The Sun Prairie Water Tower was built in 1899 in Sun Prairie, Wisconsin. It was added to the State Register of Historic Places in 1999 and to the National Register of Historic Places the following year.

The first non-native settlers arrived in Sun Prairie in 1839. In 1840 the road to Madison passed nearby. A sawmill was there by 1847, a hotel by 1850, and the railroad reached town in 1859. The village was incorporated in 1868.

In the late 1800s the village began developing public services. A volunteer fire department formed in 1891. In 1900 a private electric company hung electric wires along Main Street. Before 1899, people got their water from private wells and cisterns.

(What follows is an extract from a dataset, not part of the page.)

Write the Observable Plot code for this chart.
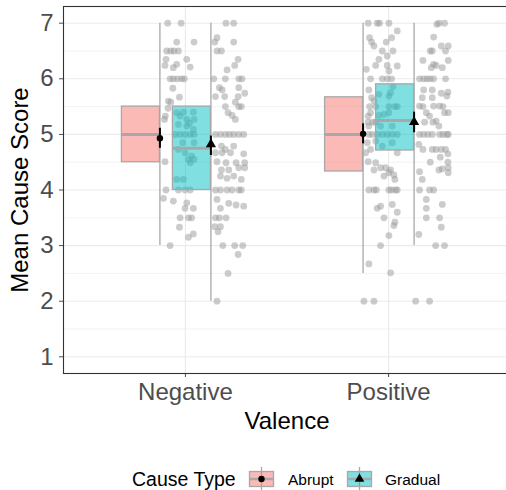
<!DOCTYPE html>
<html><head><meta charset="utf-8">
<script src="https://cdn.jsdelivr.net/npm/d3@7"></script>
<script src="https://cdn.jsdelivr.net/npm/@observablehq/plot@0.6"></script>
<style>
html,body{margin:0;padding:0;background:#fff;overflow:hidden;}
#chart,#legend{width:506px;display:block;}
svg{display:block;}
</style></head><body><div id="chart"></div><div id="legend"></div>
<script>
// ---------- data ----------
const valence = ["Negative", "Positive"];
const causeTypes = ["Abrupt", "Gradual"];
const typeColors = ["#F8766D", "#00BFC4"];
const yTicks = [1, 2, 3, 4, 5, 6, 7];
const yMinor = [1.5, 2.5, 3.5, 4.5, 5.5, 6.5];

// boxplot summaries (one per valence x cause type)
const groupValence = ["Negative", "Negative", "Positive", "Positive"];
const groupType = ["Abrupt", "Gradual", "Abrupt", "Gradual"];
const boxQ1 = [4.5, 4.0, 4.333, 4.71];
const boxMedian = [5.0, 4.75, 5.0, 5.25];
const boxQ3 = [5.5, 5.5, 5.667, 5.9];
const whiskerLo = [3.0, 2.0, 2.5, 3.0];
const whiskerHi = [7.0, 7.0, 7.0, 7.0];
const meanScore = [4.93, 4.82, 5.01, 5.22];
const meanLo = [4.75, 4.62, 4.83, 5.03];
const meanHi = [5.11, 4.97, 5.19, 5.40];

// individual scores: [score, jitter (-1..1)]
const negAbrupt = [[7.0,-0.57],[7.0,0.22],[6.66,-0.04],[6.66,0.98],[6.5,-0.63],[6.5,-0.39],[6.5,-0.2],[6.5,0.06],[6.35,-0.67],[6.35,0.55],[6.24,-0.73],[6.26,-0.04],[6.2,-0.24],[6.21,0.75],[6.0,-0.43],[6.0,-0.24],[6.0,0],[6.0,0.25],[6.0,0.41],[5.83,-0.27],[5.67,0.12],[5.6,-0.53],[5.58,-0.39],[5.47,-0.55],[5.33,-0.71],[5.27,-0.76],[5.39,-0.04],[5.4,0.35],[5.4,0.94],[5.33,0.16],[5.27,0.55],[5.27,0.98],[5.2,0.71],[5.18,0.06],[5.15,0.55],[5.0,-0.14],[5.0,0.16],[5.0,0.45],[5.0,0.75],[5.0,0.98],[5.09,0.94],[4.85,0.31],[4.85,0.98],[4.73,0.06],[4.67,0.45],[4.61,0.84],[4.55,0.65],[4.55,0.98],[4.49,0.75],[4.19,-0.04],[4.19,0.35],[4.0,0.06],[4.0,0.45],[4.0,0.75],[4.51,-0.73],[4.0,-0.67],[3.85,-0.82],[3.8,-0.24],[3.77,0.55],[3.67,0.45],[3.67,0.94],[3.5,0.84],[3.5,0.65],[3.5,0.16],[3.21,0.94],[3.15,0.65],[3.33,0.12],[3.0,-0.43]];
const negGradual = [[7.0,-0.14],[7.0,0.31],[6.74,-0.67],[6.66,-0.8],[6.66,0.31],[6.5,-0.67],[6.5,-0.41],[6.35,0.57],[6.24,0.37],[6.16,-0.08],[6.0,-0.86],[6.0,-0.18],[6.0,0.61],[6.0,0.8],[5.84,-0.53],[5.8,-0.37],[5.84,0.61],[5.74,0.96],[5.68,-0.76],[5.68,-0.22],[5.68,0.57],[5.58,0.41],[5.5,0.61],[5.5,0.76],[5.5,-0.18],[5.39,-0.02],[5.34,0.22],[5.27,0.41],[5.0,-0.76],[5.0,-0.47],[5.0,-0.18],[5.0,0.06],[5.0,0.31],[5.0,0.61],[5.0,0.9],[4.79,-0.41],[4.73,-0.18],[4.79,0.31],[4.67,-0.76],[4.67,-0.37],[4.67,0.12],[4.65,0.9],[4.51,-0.67],[4.49,-0.14],[4.49,0.45],[4.49,0.96],[4.36,-0.41],[4.36,0.02],[4.4,0.61],[4.4,0.96],[4.25,-0.47],[4.21,-0.08],[4.25,0.31],[4.19,0.76],[4.0,-0.76],[4.0,-0.47],[4.0,-0.08],[4.0,0.22],[4.0,0.61],[4.0,0.76],[3.83,-0.67],[3.67,-0.47],[3.76,0.02],[3.73,0.45],[3.71,0.9],[3.5,-0.76],[3.5,-0.53],[3.5,-0.14],[3.34,-0.8],[3.34,-0.47],[3.25,-0.61],[3.0,-0.33],[3.0,0.37],[3.0,0.84],[2.84,0.57],[2.5,-0.02],[2.0,-0.67]];
const posAbrupt = [[7.0,-0.73],[7.0,-0.2],[7.0,-0.06],[7.0,0.49],[6.86,0.98],[6.74,-0.65],[6.66,-0.53],[6.66,0.33],[6.59,-0.39],[6.74,0.65],[6.5,0.1],[6.5,0.73],[6.35,-0.1],[6.24,-0.29],[6.41,0.39],[6.24,0.39],[6.17,-0.84],[6.14,0.49],[6.23,0.98],[6.0,-0.59],[6.0,0.1],[6.0,0.39],[6.0,0.65],[5.8,-0.69],[5.86,0.73],[5.72,-0.1],[5.69,0.49],[5.75,0.59],[5.66,-0.53],[5.6,-0.39],[5.5,-0.65],[5.5,-0.29],[5.5,0.49],[5.5,0.84],[5.5,0.98],[5.39,-0.59],[5.33,-0.73],[5.34,-0.1],[5.36,0.2],[5.39,0.49],[5.22,-0.73],[5.22,-0.45],[5.22,-0.29],[5.15,-0.69],[5.15,0],[5.15,0.69],[5.0,-0.69],[5.0,-0.49],[5.0,-0.2],[5.0,0.1],[5.0,0.39],[5.0,0.69],[5.0,0.98],[4.85,-0.78],[4.88,-0.29],[4.79,0.1],[4.85,0.69],[4.67,0.98],[4.67,-0.88],[4.73,-0.59],[4.51,-0.73],[4.49,-0.29],[4.4,0],[4.4,0.29],[4.36,0.59],[4.27,0.78],[4.31,0.49],[4.36,-0.39],[4.25,0.2],[4.19,0.84],[4.0,-0.69],[4.0,-0.39],[4.0,-0.25],[4.0,0.49],[4.0,0.65],[4.0,0.88],[4.0,0.98],[3.67,-0.2],[3.71,0],[3.74,0.69],[3.6,0.98],[3.5,0.2],[3.42,0.84],[3.36,0.78],[3.18,0.49],[3.0,0],[2.67,-0.69],[2.51,0.59],[2.0,-0.98],[2.0,-0.39]];
const posGradual = [[7.0,0.43],[7.0,0.76],[6.98,0.31],[6.75,0.12],[6.59,0.57],[6.59,0.98],[6.5,0.82],[6.5,-0.08],[6.5,0.04],[6.33,-0.51],[6.33,0.98],[6.26,0.12],[6.2,-0.02],[6.2,0.63],[6.24,0.27],[6.0,-0.71],[6.0,-0.47],[6.0,-0.27],[6.0,-0.08],[6.0,0.12],[6.0,0.82],[5.8,-0.47],[5.8,0.04],[5.74,0.57],[5.76,0.96],[5.69,0.9],[5.66,-0.55],[5.66,0.04],[5.51,-0.71],[5.5,-0.51],[5.51,0.12],[5.51,0.47],[5.5,0.67],[5.39,0.98],[5.39,0.76],[5.39,-0.31],[5.33,-0.12],[5.24,0.27],[5.22,-0.41],[5.22,0.08],[5.15,0.43],[5.0,-0.71],[5.0,-0.47],[5.0,-0.22],[5.0,0.04],[5.0,0.47],[5.0,0.67],[5.0,0.9],[5.0,0.98],[4.82,-0.75],[4.73,-0.51],[4.73,0.04],[4.73,0.27],[4.73,0.57],[4.73,0.82],[4.59,0.51],[4.65,0.96],[4.5,-0.08],[4.5,0.96],[4.36,0.43],[4.38,0.63],[4.4,0.98],[4.31,0.98],[4.33,-0.71],[4.19,-0.55],[4.0,-0.71],[4.0,-0.12],[4.0,0.12],[3.83,-0.31],[3.74,0.63],[3.67,-0.31],[3.5,-0.31],[3.5,0.47],[3.33,0.57],[3.2,-0.75],[3.0,0.24],[3.0,0.76],[2.0,-0.94],[2.0,-0.12]];

// ---------- layout ----------
const W = 506, H = 445, mL = 63, mR = -4, mT = 6, mB = 72;
const PXU = (W - mL - mR) / 2.2;           // pixels per category unit
const DODGE = 25.5, BOXW = 38, JC = 17.5, JH = 17;
const dodgeOf = t => t === "Abrupt" ? -DODGE : DODGE;
const xAt = (v, px) => valence.indexOf(v) + 1 + px / PXU;

const groups = groupValence.map((v, i) => ({
  valence: v, type: groupType[i], q1: boxQ1[i], median: boxMedian[i], q3: boxQ3[i],
  lo: whiskerLo[i], hi: whiskerHi[i], mean: meanScore[i], mLo: meanLo[i], mHi: meanHi[i]
}));
const pointSets = [["Negative","Abrupt",negAbrupt],["Negative","Gradual",negGradual],
                   ["Positive","Abrupt",posAbrupt],["Positive","Gradual",posGradual]];
const points = pointSets.flatMap(([v, t, arr]) => arr.map(([y, j]) => ({valence: v, type: t, y, j})));

const cx = d => xAt(d.valence, dodgeOf(d.type));
const GRAY = "#a8a8a8";

const plot = Plot.plot({
  width: W, height: H, marginLeft: mL, marginRight: mR, marginTop: mT, marginBottom: mB,
  style: {fontFamily: "'Liberation Sans', Arial, sans-serif", fontSize: "24px", color: "#4d4d4d", background: "#fff"},
  x: {type: "linear", domain: [0.4, 2.6], ticks: [1, 2], tickFormat: d => valence[d - 1], tickSize: 4, tickPadding: 5, label: null},
  y: {domain: [0.7, 7.3], ticks: yTicks, tickFormat: d => String(d), tickSize: 4, tickPadding: 6, label: null},
  color: {domain: causeTypes, range: typeColors},
  marks: [
    Plot.ruleY(yMinor, {stroke: "#ebebeb", strokeWidth: 0.6}),
    Plot.ruleY(yTicks, {stroke: "#ebebeb", strokeWidth: 1.1}),
    Plot.ruleX([1, 2], {stroke: "#ebebeb", strokeWidth: 1.1}),
    Plot.dot(points, {x: d => xAt(d.valence, dodgeOf(d.type) + JC + JH * d.j), y: "y", r: 3.4, fill: "#999999", fillOpacity: 0.5}),
    Plot.ruleX(groups, {x: cx, y1: "lo", y2: "hi", stroke: GRAY, strokeWidth: 1.3}),
    Plot.rect(groups, {x1: d => xAt(d.valence, dodgeOf(d.type) - BOXW), x2: cx, y1: "q1", y2: "q3",
      fill: "type", fillOpacity: 0.5, stroke: GRAY, strokeWidth: 1.3}),
    Plot.ruleY(groups, {x1: d => xAt(d.valence, dodgeOf(d.type) - BOXW), x2: cx, y: "median", stroke: GRAY, strokeWidth: 3}),
    Plot.ruleX(groups, {x: cx, y1: "mLo", y2: "mHi", stroke: "#000", strokeWidth: 2}),
    Plot.dot(groups.filter(d => d.type === "Abrupt"), {x: cx, y: "mean", r: 3.2, fill: "#000", symbol: "circle"}),
    Plot.dot(groups.filter(d => d.type === "Gradual"), {x: cx, y: "mean", r: 3.8, fill: "#000", symbol: "triangle"}),
    Plot.frame({stroke: "#333333", strokeWidth: 1.1}),
    Plot.text(["Valence"], {frameAnchor: "bottom", dy: 55, fontSize: 24, fill: "#000", textAnchor: "middle"}),
    Plot.text(["Mean Cause Score"], {frameAnchor: "left", dx: -43, rotate: -90, fontSize: 24, fill: "#000", textAnchor: "middle"})
  ]
});
document.getElementById("chart").appendChild(plot);

// ---------- legend ----------
const LH = 45;
const lg = d3.select("#legend").append("svg").attr("width", W).attr("height", LH)
  .style("font-family", "'Liberation Sans', Arial, sans-serif");
const cy = 34;
lg.append("text").attr("x", 132).attr("y", cy + 7).attr("font-size", 19.5).attr("fill", "#000").text("Cause Type");
const keyX = [249.5, 347.5], labX = [288, 385];
causeTypes.forEach((t, i) => {
  const g = lg.append("g");
  const kx = keyX[i], kc = kx + 12;
  g.append("line").attr("x1", kc).attr("x2", kc).attr("y1", cy - 12).attr("y2", cy + 11).attr("stroke", GRAY).attr("stroke-width", 1.3);
  g.append("rect").attr("x", kx).attr("y", cy - 7.5).attr("width", 24).attr("height", 15)
    .attr("fill", typeColors[i]).attr("fill-opacity", 0.5).attr("stroke", GRAY).attr("stroke-width", 1.3);
  g.append("line").attr("x1", kx).attr("x2", kx + 24).attr("y1", cy).attr("y2", cy).attr("stroke", GRAY).attr("stroke-width", 2.5);
  g.append("path").attr("transform", `translate(${kc},${cy})`)
    .attr("d", d3.symbol(i === 0 ? d3.symbolCircle : d3.symbolTriangle, i === 0 ? Math.PI * 3.2 * 3.2 : Math.PI * 3.6 * 3.6)())
    .attr("fill", "#000");
  lg.append("text").attr("x", labX[i]).attr("y", cy + 5.5).attr("font-size", 15.5).attr("fill", "#000").text(t);
});
</script></body></html>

In that year the village trustees and the Sun Prairie Countryman debated building a waterworks, arguing that: "To induce others to settle with us we must have the conveniences that they are used to. To get factories here we must have better fire protection and in order to better our facilities we must have a waterworks." Fear of taxes weighed against. After much debate, a public waterworks was approved by vote.

Stegerwald and Lessner, a local firm, won the bid to build a 60-foot stone tower to support the tank for $1750, and they built it in October and November 1899, re-using stone from the old Stevens Mill five miles northeast on the Maunesha River. The stonework is uniform and carefully done. At the base of the tower, a round-topped door is framed in radiating limestone blocks. Five windows allow light into the tower. A wooden tank originally sat on the tower, bought from Challenge Wind Mill and Feed Mill Company of Batavia. John M. Healy of Chicago provided pipe for the water system, and laid it.

By 1911 the wooden tank was insufficient, and was replaced with a steel tank from Kennicott Water Softener of Chicago. Another flaw was that the original system only took water to homes; it didn't get waste water out of the homes. That problem was resolved in 1918 with a waste water treatment plant.

The NRHP nomination considers the Sun Prairie tower significant for being built of stone, which is rare for a water tower in Wisconsin. It is also significant for its fine stonework, and as a symbol of the movement toward municipal services in the community.